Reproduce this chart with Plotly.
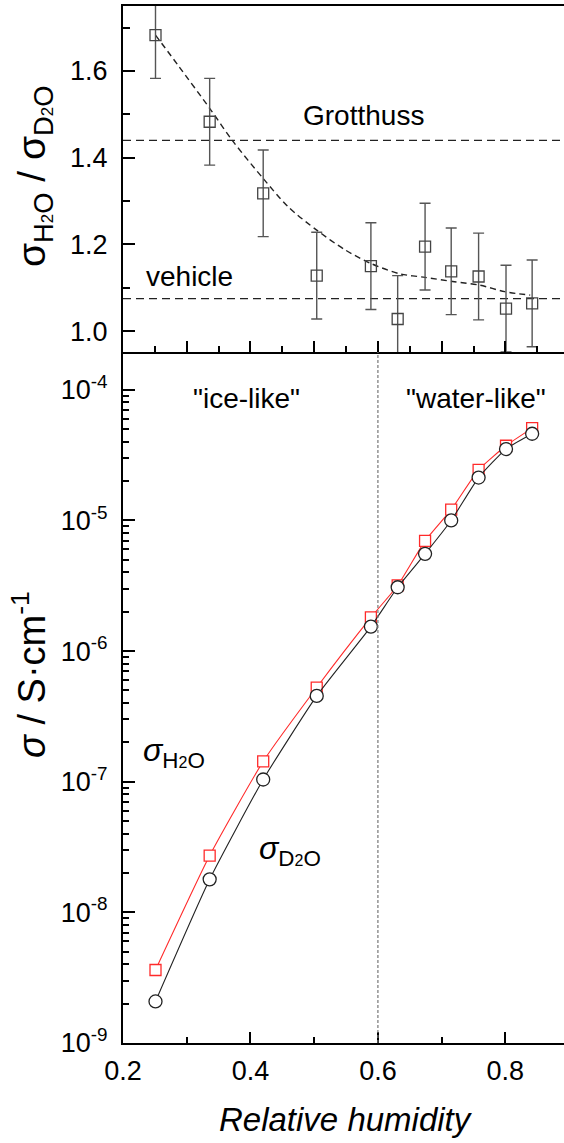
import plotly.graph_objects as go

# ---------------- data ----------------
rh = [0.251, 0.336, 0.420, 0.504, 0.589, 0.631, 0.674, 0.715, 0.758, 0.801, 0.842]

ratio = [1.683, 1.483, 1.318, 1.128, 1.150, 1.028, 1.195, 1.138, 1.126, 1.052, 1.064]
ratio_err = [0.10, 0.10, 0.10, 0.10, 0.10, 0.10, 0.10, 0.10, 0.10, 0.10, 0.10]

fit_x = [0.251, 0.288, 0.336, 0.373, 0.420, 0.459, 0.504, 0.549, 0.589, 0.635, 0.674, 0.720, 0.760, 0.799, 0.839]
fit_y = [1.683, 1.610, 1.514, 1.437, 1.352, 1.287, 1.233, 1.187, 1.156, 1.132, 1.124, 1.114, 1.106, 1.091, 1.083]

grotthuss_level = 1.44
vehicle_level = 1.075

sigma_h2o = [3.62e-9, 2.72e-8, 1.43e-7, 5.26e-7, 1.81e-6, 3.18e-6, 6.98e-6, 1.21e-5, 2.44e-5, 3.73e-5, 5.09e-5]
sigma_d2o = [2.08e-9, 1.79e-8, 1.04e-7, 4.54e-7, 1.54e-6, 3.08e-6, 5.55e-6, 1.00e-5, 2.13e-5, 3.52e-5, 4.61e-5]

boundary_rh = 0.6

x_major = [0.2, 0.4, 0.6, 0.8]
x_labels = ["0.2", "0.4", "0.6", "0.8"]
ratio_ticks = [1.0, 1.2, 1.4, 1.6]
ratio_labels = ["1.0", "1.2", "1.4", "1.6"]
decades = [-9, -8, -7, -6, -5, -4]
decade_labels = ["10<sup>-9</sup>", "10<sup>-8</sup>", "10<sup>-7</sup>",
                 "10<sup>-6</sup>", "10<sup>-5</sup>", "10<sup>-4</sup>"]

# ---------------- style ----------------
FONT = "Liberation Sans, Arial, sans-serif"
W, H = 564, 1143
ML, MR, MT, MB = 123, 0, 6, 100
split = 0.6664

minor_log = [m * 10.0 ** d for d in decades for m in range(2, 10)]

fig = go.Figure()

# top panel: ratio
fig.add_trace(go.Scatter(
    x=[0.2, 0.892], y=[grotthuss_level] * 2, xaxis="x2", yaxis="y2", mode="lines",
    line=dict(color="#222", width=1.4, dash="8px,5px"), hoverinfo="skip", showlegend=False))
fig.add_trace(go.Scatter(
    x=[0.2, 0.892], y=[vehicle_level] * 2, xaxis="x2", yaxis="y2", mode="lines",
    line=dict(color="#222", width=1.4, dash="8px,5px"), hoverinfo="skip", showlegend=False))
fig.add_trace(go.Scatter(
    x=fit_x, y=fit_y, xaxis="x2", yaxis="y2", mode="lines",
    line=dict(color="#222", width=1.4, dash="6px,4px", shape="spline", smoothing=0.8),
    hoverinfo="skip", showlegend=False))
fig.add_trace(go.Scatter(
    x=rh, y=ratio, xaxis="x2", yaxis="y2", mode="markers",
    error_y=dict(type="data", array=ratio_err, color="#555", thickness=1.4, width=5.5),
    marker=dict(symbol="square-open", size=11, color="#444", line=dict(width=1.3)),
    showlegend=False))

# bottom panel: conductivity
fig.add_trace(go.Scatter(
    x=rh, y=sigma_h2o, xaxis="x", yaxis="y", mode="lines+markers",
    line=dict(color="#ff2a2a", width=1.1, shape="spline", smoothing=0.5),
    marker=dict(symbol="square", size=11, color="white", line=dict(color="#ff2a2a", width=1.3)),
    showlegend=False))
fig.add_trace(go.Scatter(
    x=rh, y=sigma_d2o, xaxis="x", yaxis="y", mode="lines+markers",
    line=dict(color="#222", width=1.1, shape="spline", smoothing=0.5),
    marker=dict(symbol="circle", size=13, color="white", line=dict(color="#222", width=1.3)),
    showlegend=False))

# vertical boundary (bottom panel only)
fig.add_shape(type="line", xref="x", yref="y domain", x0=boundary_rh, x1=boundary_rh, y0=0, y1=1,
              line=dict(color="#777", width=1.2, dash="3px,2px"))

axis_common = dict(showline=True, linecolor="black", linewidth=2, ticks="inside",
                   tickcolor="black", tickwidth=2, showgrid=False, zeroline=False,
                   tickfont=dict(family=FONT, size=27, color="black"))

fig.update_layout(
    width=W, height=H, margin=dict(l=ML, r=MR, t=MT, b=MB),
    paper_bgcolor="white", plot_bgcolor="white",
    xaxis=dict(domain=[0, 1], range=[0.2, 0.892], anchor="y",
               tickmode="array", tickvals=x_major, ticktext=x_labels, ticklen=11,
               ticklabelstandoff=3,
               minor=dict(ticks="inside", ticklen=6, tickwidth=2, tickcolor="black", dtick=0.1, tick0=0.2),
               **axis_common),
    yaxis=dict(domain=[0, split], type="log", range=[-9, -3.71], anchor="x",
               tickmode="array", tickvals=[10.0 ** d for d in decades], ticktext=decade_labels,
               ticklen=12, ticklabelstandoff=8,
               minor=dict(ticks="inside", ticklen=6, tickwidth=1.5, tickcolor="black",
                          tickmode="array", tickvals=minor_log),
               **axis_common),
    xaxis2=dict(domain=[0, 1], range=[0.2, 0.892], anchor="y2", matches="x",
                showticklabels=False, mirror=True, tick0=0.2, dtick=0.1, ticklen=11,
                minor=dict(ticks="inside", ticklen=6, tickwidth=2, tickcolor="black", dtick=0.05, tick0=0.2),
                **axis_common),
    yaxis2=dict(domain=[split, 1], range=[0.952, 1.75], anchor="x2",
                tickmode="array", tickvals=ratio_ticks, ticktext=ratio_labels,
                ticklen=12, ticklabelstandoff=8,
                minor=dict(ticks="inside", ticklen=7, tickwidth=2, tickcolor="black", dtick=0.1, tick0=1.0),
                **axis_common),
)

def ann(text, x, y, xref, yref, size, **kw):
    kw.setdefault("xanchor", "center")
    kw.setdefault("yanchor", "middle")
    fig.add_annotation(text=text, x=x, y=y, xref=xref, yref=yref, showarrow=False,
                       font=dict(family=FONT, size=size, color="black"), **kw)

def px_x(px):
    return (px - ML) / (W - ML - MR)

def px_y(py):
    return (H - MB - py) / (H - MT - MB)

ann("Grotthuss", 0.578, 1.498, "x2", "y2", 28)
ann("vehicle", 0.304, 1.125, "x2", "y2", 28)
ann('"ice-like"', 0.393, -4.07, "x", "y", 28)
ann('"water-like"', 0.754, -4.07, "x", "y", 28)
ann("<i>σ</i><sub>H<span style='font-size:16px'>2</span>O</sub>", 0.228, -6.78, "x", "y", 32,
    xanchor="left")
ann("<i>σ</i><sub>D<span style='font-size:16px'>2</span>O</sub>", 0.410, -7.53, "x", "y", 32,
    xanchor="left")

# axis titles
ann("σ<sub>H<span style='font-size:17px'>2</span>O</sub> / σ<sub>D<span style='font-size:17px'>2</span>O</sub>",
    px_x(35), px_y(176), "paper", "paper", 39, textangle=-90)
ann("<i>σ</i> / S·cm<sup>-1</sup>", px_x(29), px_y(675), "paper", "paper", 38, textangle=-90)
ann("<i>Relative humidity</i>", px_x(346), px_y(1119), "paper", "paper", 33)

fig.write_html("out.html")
§ §
• Short exercise:
Copy the data character for character, but drop all pictures from the copy.

• Full answer:
Reproduce this chart with Plotly.
import plotly.graph_objects as go

# ---------------- data ----------------
rh = [0.251, 0.336, 0.420, 0.504, 0.589, 0.631, 0.674, 0.715, 0.758, 0.801, 0.842]

ratio = [1.683, 1.483, 1.318, 1.128, 1.150, 1.028, 1.195, 1.138, 1.126, 1.052, 1.064]
ratio_err = [0.10, 0.10, 0.10, 0.10, 0.10, 0.10, 0.10, 0.10, 0.10, 0.10, 0.10]

fit_x = [0.251, 0.288, 0.336, 0.373, 0.420, 0.459, 0.504, 0.549, 0.589, 0.635, 0.674, 0.720, 0.760, 0.799, 0.839]
fit_y = [1.683, 1.610, 1.514, 1.437, 1.352, 1.287, 1.233, 1.187, 1.156, 1.132, 1.124, 1.114, 1.106, 1.091, 1.083]

grotthuss_level = 1.44
vehicle_level = 1.075

sigma_h2o = [3.62e-9, 2.72e-8, 1.43e-7, 5.26e-7, 1.81e-6, 3.18e-6, 6.98e-6, 1.21e-5, 2.44e-5, 3.73e-5, 5.09e-5]
sigma_d2o = [2.08e-9, 1.79e-8, 1.04e-7, 4.54e-7, 1.54e-6, 3.08e-6, 5.55e-6, 1.00e-5, 2.13e-5, 3.52e-5, 4.61e-5]

boundary_rh = 0.6

x_major = [0.2, 0.4, 0.6, 0.8]
x_labels = ["0.2", "0.4", "0.6", "0.8"]
ratio_ticks = [1.0, 1.2, 1.4, 1.6]
ratio_labels = ["1.0", "1.2", "1.4", "1.6"]
decades = [-9, -8, -7, -6, -5, -4]
decade_labels = ["10<sup>-9</sup>", "10<sup>-8</sup>", "10<sup>-7</sup>",
                 "10<sup>-6</sup>", "10<sup>-5</sup>", "10<sup>-4</sup>"]

# ---------------- style ----------------
FONT = "Liberation Sans, Arial, sans-serif"
W, H = 564, 1143
ML, MR, MT, MB = 123, 0, 6, 100
split = 0.6664

minor_log = [m * 10.0 ** d for d in decades for m in range(2, 10)]

fig = go.Figure()

# top panel: ratio
fig.add_trace(go.Scatter(
    x=[0.2, 0.892], y=[grotthuss_level] * 2, xaxis="x2", yaxis="y2", mode="lines",
    line=dict(color="#222", width=1.4, dash="8px,5px"), hoverinfo="skip", showlegend=False))
fig.add_trace(go.Scatter(
    x=[0.2, 0.892], y=[vehicle_level] * 2, xaxis="x2", yaxis="y2", mode="lines",
    line=dict(color="#222", width=1.4, dash="8px,5px"), hoverinfo="skip", showlegend=False))
fig.add_trace(go.Scatter(
    x=fit_x, y=fit_y, xaxis="x2", yaxis="y2", mode="lines",
    line=dict(color="#222", width=1.4, dash="6px,4px", shape="spline", smoothing=0.8),
    hoverinfo="skip", showlegend=False))
fig.add_trace(go.Scatter(
    x=rh, y=ratio, xaxis="x2", yaxis="y2", mode="markers",
    error_y=dict(type="data", array=ratio_err, color="#555", thickness=1.4, width=5.5),
    marker=dict(symbol="square-open", size=11, color="#444", line=dict(width=1.3)),
    showlegend=False))

# bottom panel: conductivity
fig.add_trace(go.Scatter(
    x=rh, y=sigma_h2o, xaxis="x", yaxis="y", mode="lines+markers",
    line=dict(color="#ff2a2a", width=1.1, shape="spline", smoothing=0.5),
    marker=dict(symbol="square", size=11, color="white", line=dict(color="#ff2a2a", width=1.3)),
    showlegend=False))
fig.add_trace(go.Scatter(
    x=rh, y=sigma_d2o, xaxis="x", yaxis="y", mode="lines+markers",
    line=dict(color="#222", width=1.1, shape="spline", smoothing=0.5),
    marker=dict(symbol="circle", size=13, color="white", line=dict(color="#222", width=1.3)),
    showlegend=False))

# vertical boundary (bottom panel only)
fig.add_shape(type="line", xref="x", yref="y domain", x0=boundary_rh, x1=boundary_rh, y0=0, y1=1,
              line=dict(color="#777", width=1.2, dash="3px,2px"))

axis_common = dict(showline=True, linecolor="black", linewidth=2, ticks="inside",
                   tickcolor="black", tickwidth=2, showgrid=False, zeroline=False,
                   tickfont=dict(family=FONT, size=27, color="black"))

fig.update_layout(
    width=W, height=H, margin=dict(l=ML, r=MR, t=MT, b=MB),
    paper_bgcolor="white", plot_bgcolor="white",
    xaxis=dict(domain=[0, 1], range=[0.2, 0.892], anchor="y",
               tickmode="array", tickvals=x_major, ticktext=x_labels, ticklen=11,
               ticklabelstandoff=3,
               minor=dict(ticks="inside", ticklen=6, tickwidth=2, tickcolor="black", dtick=0.1, tick0=0.2),
               **axis_common),
    yaxis=dict(domain=[0, split], type="log", range=[-9, -3.71], anchor="x",
               tickmode="array", tickvals=[10.0 ** d for d in decades], ticktext=decade_labels,
               ticklen=12, ticklabelstandoff=8,
               minor=dict(ticks="inside", ticklen=6, tickwidth=1.5, tickcolor="black",
                          tickmode="array", tickvals=minor_log),
               **axis_common),
    xaxis2=dict(domain=[0, 1], range=[0.2, 0.892], anchor="y2", matches="x",
                showticklabels=False, mirror=True, tick0=0.2, dtick=0.1, ticklen=11,
                minor=dict(ticks="inside", ticklen=6, tickwidth=2, tickcolor="black", dtick=0.05, tick0=0.2),
                **axis_common),
    yaxis2=dict(domain=[split, 1], range=[0.952, 1.75], anchor="x2",
                tickmode="array", tickvals=ratio_ticks, ticktext=ratio_labels,
                ticklen=12, ticklabelstandoff=8,
                minor=dict(ticks="inside", ticklen=7, tickwidth=2, tickcolor="black", dtick=0.1, tick0=1.0),
                **axis_common),
)

def ann(text, x, y, xref, yref, size, **kw):
    kw.setdefault("xanchor", "center")
    kw.setdefault("yanchor", "middle")
    fig.add_annotation(text=text, x=x, y=y, xref=xref, yref=yref, showarrow=False,
                       font=dict(family=FONT, size=size, color="black"), **kw)

def px_x(px):
    return (px - ML) / (W - ML - MR)

def px_y(py):
    return (H - MB - py) / (H - MT - MB)

ann("Grotthuss", 0.578, 1.498, "x2", "y2", 28)
ann("vehicle", 0.304, 1.125, "x2", "y2", 28)
ann('"ice-like"', 0.393, -4.07, "x", "y", 28)
ann('"water-like"', 0.754, -4.07, "x", "y", 28)
ann("<i>σ</i><sub>H<span style='font-size:16px'>2</span>O</sub>", 0.228, -6.78, "x", "y", 32,
    xanchor="left")
ann("<i>σ</i><sub>D<span style='font-size:16px'>2</span>O</sub>", 0.410, -7.53, "x", "y", 32,
    xanchor="left")

# axis titles
ann("σ<sub>H<span style='font-size:17px'>2</span>O</sub> / σ<sub>D<span style='font-size:17px'>2</span>O</sub>",
    px_x(35), px_y(176), "paper", "paper", 39, textangle=-90)
ann("<i>σ</i> / S·cm<sup>-1</sup>", px_x(29), px_y(675), "paper", "paper", 38, textangle=-90)
ann("<i>Relative humidity</i>", px_x(346), px_y(1119), "paper", "paper", 33)

fig.write_html("out.html")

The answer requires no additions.